Leaving out all pictures, copy exactly the lines from the one containing "Convert this chart" down to the one containing "const todayIndex = 15;", both of them included.

━━━ Records for this exercise

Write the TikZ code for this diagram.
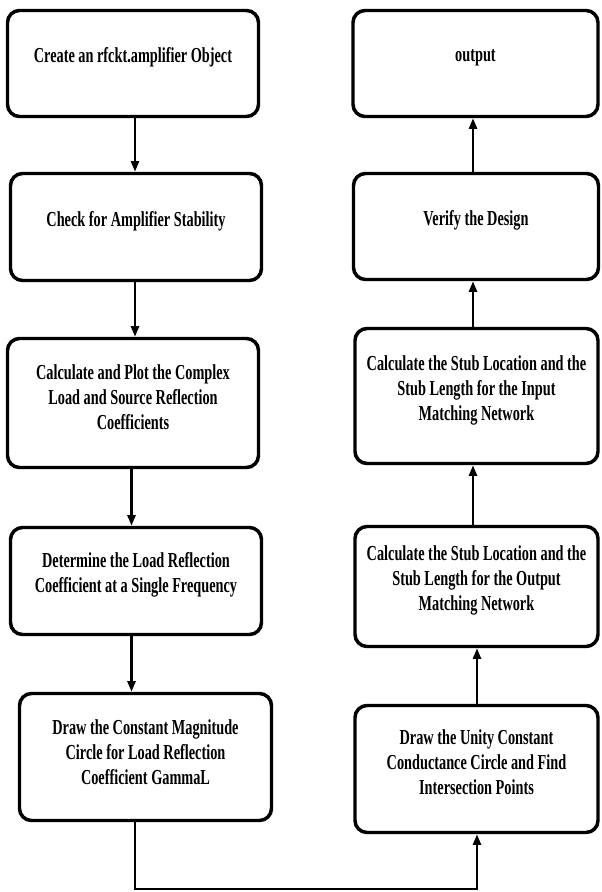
\documentclass[tikz,border=0pt]{standalone}
\usepackage{fontspec}
\setmainfont{Liberation Serif}[FakeStretch=0.67]
\usetikzlibrary{arrows.meta}
\newlength\pxu
\setlength\pxu{0.75pt}
\begin{document}
\begin{tikzpicture}[x=0.75pt,y=-0.75pt,
  box/.style={draw, line width=2.6pt, rounded corners=9pt, inner sep=0pt},
  txt/.style={align=center, inner sep=0pt, font=\fontsize{16}{18.75}\selectfont\bfseries},
  arr/.style={line width=1.9pt, -{Triangle[length=8pt,width=6pt]}}]
\useasboundingbox (0,0) rectangle (601,892);
% left column
\node[box, minimum width=251\pxu, minimum height=106\pxu] (b1) at (133,63.5) {};
\node[box, minimum width=251\pxu, minimum height=107\pxu] (b2) at (136,227) {};
\node[box, minimum width=251\pxu, minimum height=129\pxu] (b3) at (133,403) {};
\node[box, minimum width=251\pxu, minimum height=107\pxu] (b4) at (136,581) {};
\node[box, minimum width=252\pxu, minimum height=127\pxu] (b5) at (145.5,757) {};
% right column
\node[box, minimum width=245\pxu, minimum height=106\pxu] (r1) at (475.5,63.5) {};
\node[box, minimum width=245\pxu, minimum height=106\pxu] (r2) at (476,226.5) {};
\node[box, minimum width=243\pxu, minimum height=135\pxu] (r3) at (476.5,396) {};
\node[box, minimum width=243\pxu, minimum height=120\pxu] (r4) at (476.5,586.5) {};
\node[box, minimum width=243\pxu, minimum height=127\pxu] (r5) at (476.5,769) {};
% texts
\node[txt] (t1) at ([yshift=4.5pt]b1.center) {Create an rfckt.amplifier Object};
\node[txt] (t2) at ([yshift=4.5pt]b2.center) {Check for Amplifier Stability};
\node[txt] (t3) at ([yshift=4.5pt]b3.center) {Calculate and Plot the Complex\\Load and Source Reflection\\Coefficients};
\node[txt] (t4) at ([yshift=4.8pt]b4.center) {Determine the Load Reflection\\Coefficient at a Single Frequency};
\node[txt] (t5) at ([yshift=3.8pt]b5.center) {Draw the Constant Magnitude\\Circle for Load Reflection\\Coefficient GammaL};
\node[txt] (s1) at ([yshift=4.5pt]r1.center) {output};
\node[txt] (s2) at ([yshift=4.5pt]r2.center) {Verify the Design};
\node[txt] (s3) at ([yshift=4.5pt]r3.center) {Calculate the Stub Location and the\\Stub Length for the Input\\Matching Network};
\node[txt] (s4) at ([yshift=4.8pt]r4.center) {Calculate the Stub Location and the\\Stub Length for the Output\\Matching Network};
\node[txt] (s5) at ([yshift=5pt]r5.center) {Draw the Unity Constant\\Conductance Circle and Find\\Intersection Points};
% x positions of connectors
\coordinate (xa) at (135,0);
\coordinate (xb) at (131.5,0);
\coordinate (xc) at (477,0);
\coordinate (xd) at (473,0);
\coordinate (c1) at (135,889);
\coordinate (c2) at (477,889);
% connectors
\draw[arr] (b1.south -| xa) -- (b2.north -| xa);
\draw[arr] (b2.south -| xa) -- (b3.north -| xa);
\draw[arr] (b3.south -| xb) -- (b4.north -| xb);
\draw[arr] (b4.south -| xb) -- (b5.north -| xb);
\draw[arr] (b5.south -| c1) -- (c1) -- (c2) -- (r5.south -| c2);
\draw[arr] (r5.north -| xc) -- (r4.south -| xc);
\draw[arr] (r4.north -| xd) -- (r3.south -| xd);
\draw[arr] (r3.north -| xd) -- (r2.south -| xd);
\draw[arr] (r2.north -| xd) -- (r1.south -| xd);
\end{tikzpicture}
\end{document}
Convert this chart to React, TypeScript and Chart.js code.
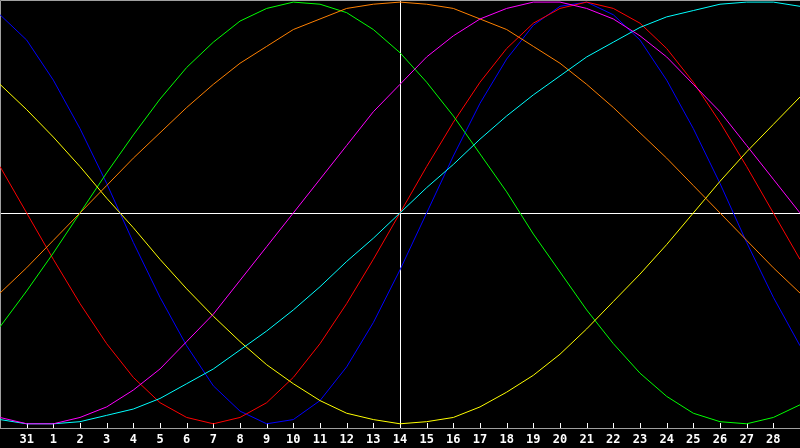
import React, { useEffect, useRef } from 'react';
import { Chart, registerables } from 'chart.js';

Chart.register(...registerables);

// Day labels (index 0 and last are the edge days, not labelled)
const days = ['30', '31', '1', '2', '3', '4', '5', '6', '7', '8', '9', '10', '11', '12', '13', '14', '15', '16', '17', '18', '19', '20', '21', '22', '23', '24', '25', '26', '27', '28', '29'];
const todayIndex = 15;

// Cycle values in percent
const physical = [94, 82, 63, 40, 14, -14, -40, -63, -82, -94, -100, -98, -89, -73, -52, -27, 0, 27, 52, 73, 89, 98, 100, 94, 82, 63, 40, 14, -14, -40, -63];
const emotional = [22, 0, -22, -43, -62, -78, -90, -97, -100, -97, -90, -78, -62, -43, -22, 0, 22, 43, 62, 78, 90, 97, 100, 97, 90, 78, 62, 43, 22, 0, -22];
const intellectual = [-54, -37, -19, 0, 19, 37, 54, 69, 81, 91, 97, 100, 99, 95, 87, 76, 62, 46, 28, 10, -10, -28, -46, -62, -76, -87, -95, -99, -100, -97, -91];
const intuitive = [-97, -100, -100, -97, -92, -84, -74, -61, -48, -32, -16, 0, 16, 32, 48, 61, 74, 84, 92, 97, 100, 100, 97, 92, 84, 74, 61, 48, 32, 16, 0];
const aesthetic = [61, 49, 36, 22, 7, -7, -22, -36, -49, -61, -72, -81, -89, -95, -98, -100, -99, -97, -92, -85, -77, -67, -55, -42, -29, -15, 0, 15, 29, 42, 55];
const awareness = [-38, -26, -13, 0, 13, 26, 38, 50, 61, 71, 79, 87, 92, 97, 99, 100, 99, 97, 92, 87, 79, 71, 61, 50, 38, 26, 13, 0, -13, -26, -38];
const spiritual = [-98, -100, -100, -99, -96, -93, -88, -81, -74, -65, -56, -46, -35, -23, -12, 0, 12, 23, 35, 46, 56, 65, 74, 81, 88, 93, 96, 99, 100, 100, 98];

const series = [
  { name: 'Intuitive', data: intuitive, color: '#ff00ff' },
  { name: 'Spiritual', data: spiritual, color: '#00ffff' },
  { name: 'Awareness', data: awareness, color: '#ff8000' },
  { name: 'Aesthetic', data: aesthetic, color: '#ffff00' },
  { name: 'Intellectual', data: intellectual, color: '#00ff00' },
  { name: 'Emotional', data: emotional, color: '#ff0000' },
  { name: 'Physical', data: physical, color: '#0000ff' },
];

const framePlugin = {
  id: 'frame',
  beforeDraw(chart: any) {
    const { ctx, width, height } = chart;
    ctx.save();
    ctx.fillStyle = '#000000';
    ctx.fillRect(0, 0, width, height);
    ctx.restore();
  },
  beforeDatasetsDraw(chart: any) {
    const { ctx, chartArea: a, scales } = chart;
    const x = scales.x;
    const y = scales.y;
    ctx.save();
    ctx.lineWidth = 1;
    ctx.strokeStyle = '#ffffff';
    const y0 = Math.round(y.getPixelForValue(0)) + 0.5;
    const x0 = Math.round(x.getPixelForValue(todayIndex)) + 0.5;
    ctx.beginPath();
    ctx.moveTo(a.left, y0);
    ctx.lineTo(a.right, y0);
    ctx.moveTo(x0, a.top);
    ctx.lineTo(x0, a.bottom);
    for (let i = 1; i < days.length - 1; i++) {
      const px = Math.round(x.getPixelForValue(i)) + 0.5;
      ctx.moveTo(px, a.bottom - 5);
      ctx.lineTo(px, a.bottom);
    }
    ctx.stroke();
    ctx.strokeStyle = '#a0a0a0';
    ctx.beginPath();
    ctx.moveTo(0.5, a.bottom);
    ctx.lineTo(0.5, 0.5);
    ctx.lineTo(a.right, 0.5);
    ctx.stroke();
    ctx.restore();
  },
};

export default function App() {
  const ref = useRef<HTMLCanvasElement | null>(null);

  useEffect(() => {
    document.body.style.margin = '0';
    document.body.style.background = '#000000';
    const canvas = ref.current;
    if (!canvas) return;
    const chart = new Chart(canvas, {
      type: 'line',
      data: {
        labels: days,
        datasets: series.map((s) => ({
          label: s.name,
          data: s.data,
          borderColor: s.color,
          backgroundColor: s.color,
          borderWidth: 1,
          pointRadius: 0,
          pointHoverRadius: 0,
          tension: 0,
          fill: false,
          clip: false,
        })),
      },
      options: {
        animation: false,
        responsive: false,
        devicePixelRatio: 1,
        layout: { padding: 0, autoPadding: false },
        plugins: {
          legend: { display: false },
          tooltip: { enabled: false },
        },
        scales: {
          x: {
            type: 'category',
            offset: false,
            grid: { display: false, drawTicks: false },
            border: { display: true, color: '#a0a0a0', width: 1 },
            ticks: {
              autoSkip: false,
              maxRotation: 0,
              minRotation: 0,
              padding: 4.5,
              color: '#ffffff',
              font: { family: '"DejaVu Sans Mono", monospace', size: 12, weight: 'bold' },
              callback: (_v: any, i: number) => (i === 0 || i === days.length - 1 ? '' : days[i]),
            },
            afterFit: (scale: any) => {
              scale.height = 20;
              scale.paddingLeft = 0;
              scale.paddingRight = 0;
            },
          },
          y: {
            display: false,
            min: -102,
            max: 101,
          },
        },
      },
      plugins: [framePlugin],
    });
    return () => chart.destroy();
  }, []);

  return (
    <div style={{ width: 800, height: 448, background: '#000000' }}>
      <canvas ref={ref} width={800} height={448} style={{ display: 'block' }} />
    </div>
  );
}
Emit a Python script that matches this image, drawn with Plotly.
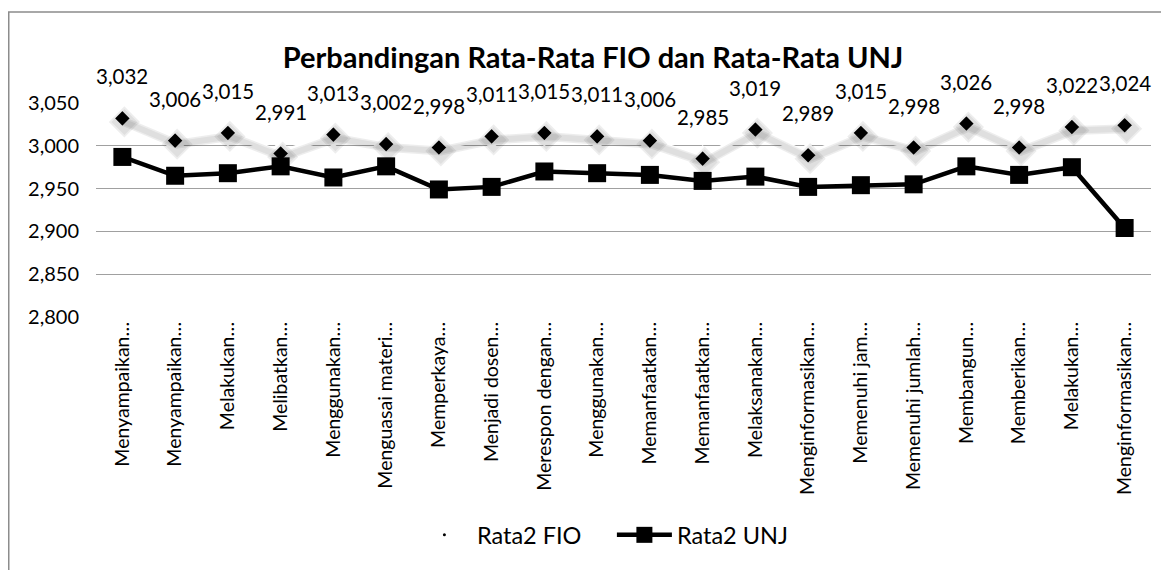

━━━━━━

Exercise answer -
Convert this chart to React, TypeScript and Chart.js code.
import React, { useEffect, useRef } from 'react';
import { Chart, registerables } from 'chart.js';

Chart.register(...registerables);

// Day labels (index 0 and last are the edge days, not labelled)
const days = ['30', '31', '1', '2', '3', '4', '5', '6', '7', '8', '9', '10', '11', '12', '13', '14', '15', '16', '17', '18', '19', '20', '21', '22', '23', '24', '25', '26', '27', '28', '29'];
const todayIndex = 15;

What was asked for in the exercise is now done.